In the summer of 2008 I was on holiday when my exam results came through. I will never forget the phone call I got from my mum telling me my results were in and she wanted to go ahead and open them….we were both screaming down the phone when she read out that I had passed. I contacted all my friends from college and every one of us had passed. It was a real day of celebration.

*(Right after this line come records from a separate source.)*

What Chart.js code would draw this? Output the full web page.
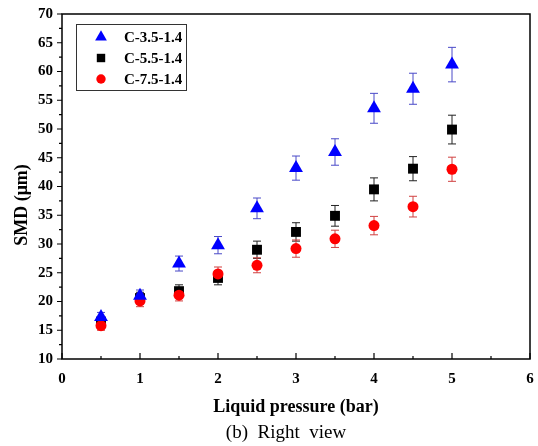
<!DOCTYPE html>
<html>
<head>
<meta charset="utf-8">
<script src="https://cdn.jsdelivr.net/npm/chart.js@4/dist/chart.umd.min.js"></script>
<style>
  html, body { margin: 0; padding: 0; background: #fff; }
  #wrap { width: 538px; height: 446px; }
</style>
</head>
<body>
<div id="wrap"><canvas id="smd" width="538" height="446"></canvas></div>
<script>
// Данные с графика
const pressure = [0.5, 1, 1.5, 2, 2.5, 3, 3.5, 4, 4.5, 5];
const smdC35 = [17.3, 21.0, 26.6, 29.8, 36.2, 43.2, 46.0, 53.6, 57.0, 61.2];
const errC35 = [0.8, 1.0, 1.3, 1.5, 1.8, 2.1, 2.3, 2.6, 2.7, 3.0];
const smdC55 = [16.5, 20.6, 21.8, 24.1, 29.0, 32.1, 34.9, 39.5, 43.1, 49.9];
const errC55 = [0.8, 1.0, 1.1, 1.2, 1.5, 1.6, 1.8, 2.0, 2.1, 2.5];
const smdC75 = [15.8, 20.1, 21.1, 24.8, 26.3, 29.2, 30.9, 33.2, 36.5, 43.0];
const errC75 = [0.8, 1.0, 1.0, 1.2, 1.3, 1.5, 1.5, 1.6, 1.8, 2.1];
const seriesNames = ["C-3.5-1.4", "C-5.5-1.4", "C-7.5-1.4"];
const xTickValues = [0, 1, 2, 3, 4, 5, 6];
const yTickValues = [10, 15, 20, 25, 30, 35, 40, 45, 50, 55, 60, 65, 70];

const SERIF = "'Liberation Serif', 'Times New Roman', serif";

const toPoints = (ys) => pressure.map((x, i) => ({ x, y: ys[i] }));

// Планки погрешностей под маркерами
const errorBars = {
  id: "errorBars",
  beforeDatasetsDraw(chart) {
    const { ctx, scales } = chart;
    chart.data.datasets.forEach((ds) => {
      ctx.save();
      ctx.strokeStyle = ds.errorColor;
      ctx.lineWidth = 1;
      ds.data.forEach((p, i) => {
        const e = ds.errors[i];
        const px = scales.x.getPixelForValue(p.x);
        const top = scales.y.getPixelForValue(p.y + e);
        const bot = scales.y.getPixelForValue(p.y - e);
        ctx.beginPath();
        ctx.moveTo(px, top);
        ctx.lineTo(px, bot);
        ctx.moveTo(px - 4, top);
        ctx.lineTo(px + 4, top);
        ctx.moveTo(px - 4, bot);
        ctx.lineTo(px + 4, bot);
        ctx.stroke();
      });
      ctx.restore();
    });
  },
};

// Рамка, засечки, легенда и подписи
const frame = {
  id: "frame",
  afterDraw(chart) {
    const { ctx, chartArea: a, scales } = chart;
    ctx.save();
    ctx.strokeStyle = "#000";
    ctx.lineWidth = 1.5;
    ctx.strokeRect(a.left, a.top, a.right - a.left, a.bottom - a.top);

    ctx.lineWidth = 1.2;
    ctx.beginPath();
    for (let v = 10; v <= 70; v += 2.5) {
      const py = scales.y.getPixelForValue(v);
      const len = v % 5 === 0 ? 5 : 3;
      ctx.moveTo(a.left - len, py);
      ctx.lineTo(a.left, py);
    }
    for (let v = 0; v <= 6; v += 0.5) {
      const px = scales.x.getPixelForValue(v);
      const len = v % 1 === 0 ? 6 : 3;
      ctx.moveTo(px, a.bottom);
      ctx.lineTo(px, a.bottom - len);
    }
    ctx.stroke();

    // легенда
    ctx.lineWidth = 1;
    ctx.strokeStyle = "#333";
    ctx.strokeRect(76.5, 24.5, 110, 66);
    ctx.font = "bold 15px " + SERIF;
    ctx.textBaseline = "middle";
    ctx.fillStyle = "#000";
    chart.data.datasets.forEach((ds, i) => {
      const y = 37 + i * 21;
      ctx.fillStyle = ds.backgroundColor;
      ctx.strokeStyle = ds.borderColor;
      Chart.helpers.drawPoint(ctx, { pointStyle: ds.pointStyle, radius: ds.pointRadius * 0.85, borderWidth: 0 }, 101, y);
      ctx.fillStyle = "#000";
      ctx.textAlign = "left";
      ctx.fillText(ds.label, 124, y + 1);
    });

    // подпись оси Y
    ctx.save();
    ctx.translate(22, 205);
    ctx.rotate(-Math.PI / 2);
    ctx.textAlign = "center";
    ctx.font = "bold 18px " + SERIF;
    ctx.fillText("SMD (\u03bcm)", 0, 0);
    ctx.restore();

    // подпись рисунка
    ctx.textAlign = "center";
    ctx.font = "19px " + SERIF;
    ctx.fillText("(b)  Right  view", 286, 433);
    ctx.restore();
  },
};

new Chart(document.getElementById("smd"), {
  type: "scatter",
  data: {
    datasets: [
      {
        label: seriesNames[0],
        data: toPoints(smdC35),
        errors: errC35,
        errorColor: "#4a4ac8",
        pointStyle: "triangle",
        pointRadius: 8,
        backgroundColor: "#0000ff",
        borderColor: "#0000ff",
        borderWidth: 0,
        order: 0,
      },
      {
        label: seriesNames[1],
        data: toPoints(smdC55),
        errors: errC55,
        errorColor: "#222",
        pointStyle: "rect",
        pointRadius: 7,
        backgroundColor: "#000",
        borderColor: "#000",
        borderWidth: 0,
        order: 2,
      },
      {
        label: seriesNames[2],
        data: toPoints(smdC75),
        errors: errC75,
        errorColor: "#d04040",
        pointStyle: "circle",
        pointRadius: 5.5,
        backgroundColor: "#ff0000",
        borderColor: "#ff0000",
        borderWidth: 0,
        order: 1,
      },
    ],
  },
  options: {
    responsive: false,
    animation: false,
    layout: { padding: { left: 0, right: 6, top: 14, bottom: 26 } },
    plugins: {
      legend: { display: false },
      tooltip: { enabled: false },
    },
    scales: {
      x: {
        type: "linear",
        min: 0,
        max: 6,
        afterFit: (s) => {
          s.height = 61;
          s.paddingLeft = 0;
          s.paddingRight = 0;
        },
        afterBuildTicks: (s) => { s.ticks = xTickValues.map((v) => ({ value: v })); },
        grid: { display: false, drawTicks: false },
        border: { display: false },
        ticks: {
          padding: 11,
          color: "#000",
          font: { family: SERIF, size: 15, weight: "bold" },
        },
        title: {
          display: true,
          text: "Liquid pressure (bar)",
          color: "#000",
          font: { family: SERIF, size: 18, weight: "bold" },
          padding: { top: 0, bottom: 2 },
        },
      },
      y: {
        type: "linear",
        min: 10,
        max: 70,
        afterFit: (s) => {
          s.width = 62;
          s.paddingTop = 0;
          s.paddingBottom = 0;
        },
        afterBuildTicks: (s) => { s.ticks = yTickValues.map((v) => ({ value: v })); },
        grid: { display: false, drawTicks: false },
        border: { display: false },
        ticks: {
          padding: 9,
          color: "#000",
          font: { family: SERIF, size: 15, weight: "bold" },
        },
      },
    },
  },
  plugins: [errorBars, frame],
});
</script>
</body>
</html>
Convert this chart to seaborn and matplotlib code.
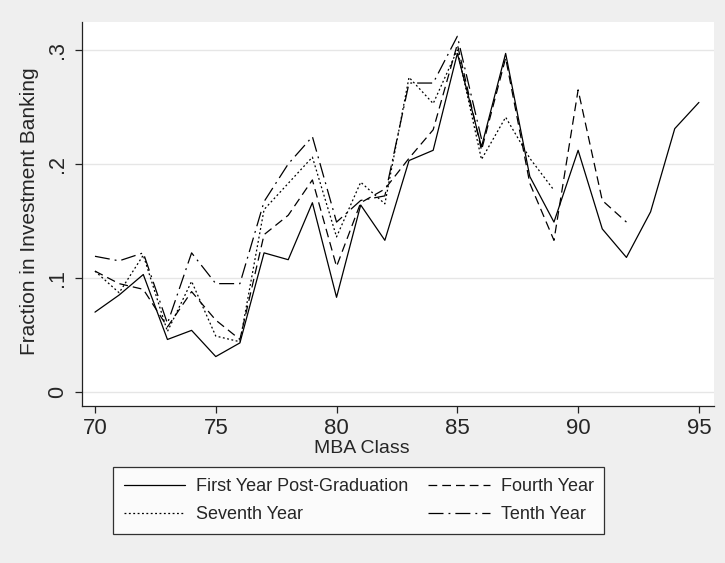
import matplotlib
matplotlib.use("Agg")
import matplotlib.pyplot as plt
import seaborn as sns
import pandas as pd
import numpy as np

years = list(range(70, 96))
first_year = [0.070, 0.085, 0.103, 0.046, 0.054, 0.031, 0.043, 0.122, 0.116, 0.166,
              0.083, 0.164, 0.133, 0.203, 0.212, 0.297, 0.215, 0.297, 0.189, 0.149,
              0.212, 0.143, 0.118, 0.158, 0.231, 0.254]
fourth_year = [0.106, 0.095, 0.090, 0.057, 0.088, 0.063, 0.046, 0.138, 0.155, 0.186,
               0.110, 0.166, 0.178, 0.205, 0.230, 0.305, 0.212, 0.293, 0.183, 0.133,
               0.265, 0.168, 0.149]
seventh_year = [0.106, 0.087, 0.120, 0.053, 0.097, 0.049, 0.044, 0.160, 0.183, 0.206,
                0.136, 0.184, 0.165, 0.276, 0.253, 0.300, 0.204, 0.241, 0.205, 0.177]
tenth_year = [0.119, 0.115, 0.122, 0.060, 0.122, 0.095, 0.095, 0.167, 0.200, 0.224,
              0.149, 0.168, 0.172, 0.271, 0.271, 0.312, 0.222]

series_names = ["First Year Post-Graduation", "Fourth Year", "Seventh Year", "Tenth Year"]
series_vals = [first_year, fourth_year, seventh_year, tenth_year]
x_ticks = [70, 75, 80, 85, 90, 95]
y_ticks = [0, 0.1, 0.2, 0.3]
y_ticklabels = ["0", ".1", ".2", ".3"]

sns.set_theme(style="white")
plt.rcParams['font.family'] = ['Liberation Sans', 'DejaVu Sans']

bg = "#EFEFEF"
fig = plt.figure(figsize=(7.25, 5.63), dpi=100, facecolor=bg)
ax = fig.add_axes([0.113, 0.279, 0.872, 0.682])
ax.set_facecolor("white")

styles = {
    "First Year Post-Graduation": None,
    "Fourth Year": (0, (7, 4)),
    "Seventh Year": (0, (1.5, 2)),
    "Tenth Year": (0, (12, 4, 1.5, 4)),
}

for name, vals in zip(series_names, series_vals):
    df = pd.DataFrame({"MBA Class": years[:len(vals)], "val": vals})
    ls = styles[name]
    sns.lineplot(data=df, x="MBA Class", y="val", ax=ax, color="black",
                 linewidth=0.9, label=name,
                 linestyle="-" if ls is None else ls)

ax.set_xlim(69.46, 95.63)
ax.set_ylim(-0.0123, 0.3246)
ax.set_yticks(y_ticks)
ax.set_yticklabels(y_ticklabels, rotation=90, va="center")
ax.set_xticks(x_ticks)
ax.grid(axis="y", color="#E6E6E6", linewidth=1.0)
ax.grid(axis="x", visible=False)
for s in ["top", "right"]:
    ax.spines[s].set_visible(False)
for s in ["left", "bottom"]:
    ax.spines[s].set_color("#222222")
    ax.spines[s].set_linewidth(0.9)
ax.tick_params(axis="both", which="major", direction="out", length=5, width=0.9,
               color="#222222", bottom=True, left=True)
ax.tick_params(axis="x", labelsize=16, pad=4)
ax.tick_params(axis="y", labelsize=15.5, pad=5)

ax.set_xlabel("MBA Class", fontsize=14)
ax.set_ylabel("Fraction in Investment Banking", fontsize=15)
ax.xaxis.set_label_coords(0.443, -0.088)
ax.yaxis.set_label_coords(-0.068, 0.506)

leg_handles, leg_labels = ax.get_legend_handles_labels()
ax.get_legend().remove()
order = [0, 2, 1, 3]
leg = fig.legend([leg_handles[i] for i in order], [leg_labels[i] for i in order],
                 loc="center", bbox_to_anchor=(0.495, 0.111),
                 ncol=2, fontsize=13, frameon=True, fancybox=False,
                 edgecolor="black", facecolor="white", handlelength=3.4,
                 borderpad=0.6, labelspacing=0.6, handletextpad=0.6,
                 columnspacing=1.1, borderaxespad=0)
leg.get_frame().set_linewidth(0.9)

fig.savefig("out.png", dpi=100, facecolor=bg)
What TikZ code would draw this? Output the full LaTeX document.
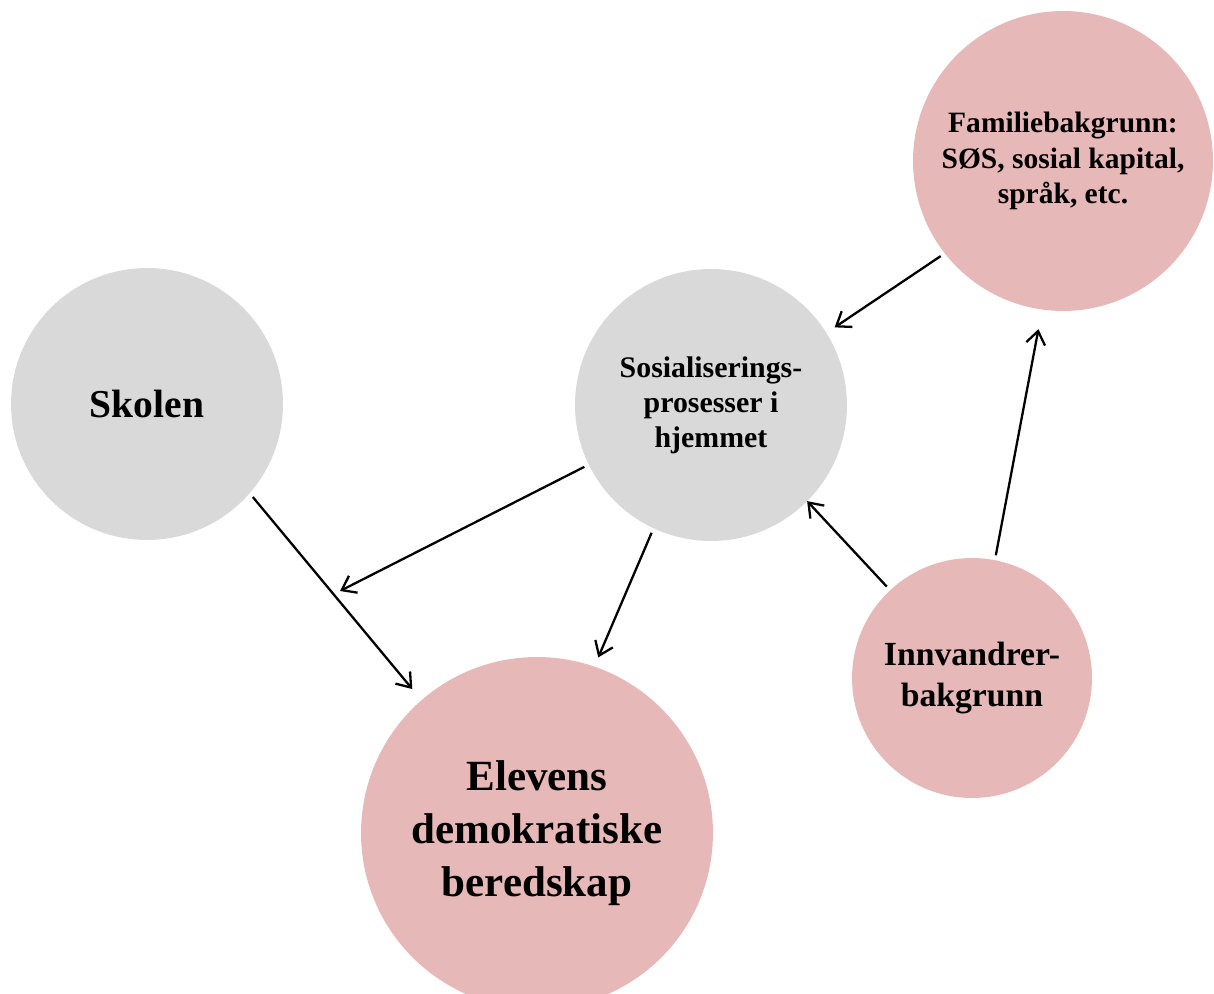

Bringing things up to date

Passing my dental nursing exam last year was a real milestone for me but I knew I still had/have a lot to learn. I love my work at the practice and I love meeting a patient for the first time and then seeing them further on down the line when they have had their implant placed and are delighted with all that has happened for them. Sometimes they come in initially quite nervous and it is very important that we as implant nurses try to put the patient at ease as much as possible and that they feel they are comfortable with us and trust us. I have learned a lot about myself in the two and a half years I have been in dentistry and I know the importance of working together as a team and encouraging one another and supporting one another.  We have regular meetings which keep everyone in the practice up to date on all that is happening and I enjoy being a part of a team and feeling involved. I would like to go on and do a dedicated qualification in Implant Nursing. After that, when I have gained more experience I would like to be involved in running an Implant Course for dental nurses. At the moment I am involved in the ‘Nurses Day’ when Dr Jacobs along with Dr Schmullion run the Scottish Dental Implant Course. My input on the day involves taking the nurses through the decontamination procedure in the LDU and how to deal with all the Dental Implant instruments. I find this very fulfilling but also daunting as I realise that all the nurses who attend this part of the course are older than me and I need to be sure that I am presenting all the correct up to date information on decontamination and infection control. It is a very good learning ground for me and I feel privileged to be able to be a part of this at such a young age. Louise who has many years experience in Implant Nursing is on hand to constantly offer advice and reassurance and I am very grateful for this input.


Summing up


In the role of Practice Manager there are sometimes difficult decisions to make. In hindsight I feel we made the right decision to go for ‘option 3’ back in February 2007 when we took Mairi on as a trainee dental nurse. It has been hard work on the part of all the team but rewarding to see how Mairi has progressed during her time with Dental fx. In reading Mairi’s story I hope that most of the questions at the beginning of this article will have been addressed. For those interested in a career in dental implant nursing it is definitely a possibility to start straight from school and gain steady knowledge, understanding and experience of implant procedures along with general dentistry. However, the practice taking on a trainee would need to have a dedicated mentor who is willing to spend time with the trainee and implement training structures within the practice. Even an experienced nurse coming to an implant practice should have a training structure in place so that adequate time is given for the nurse to understand new procedures before assuming a level of responsibility. Working towards a dedicated qualification in Implant Nursing should always to be encouraged as should the commitment to lifelong learning.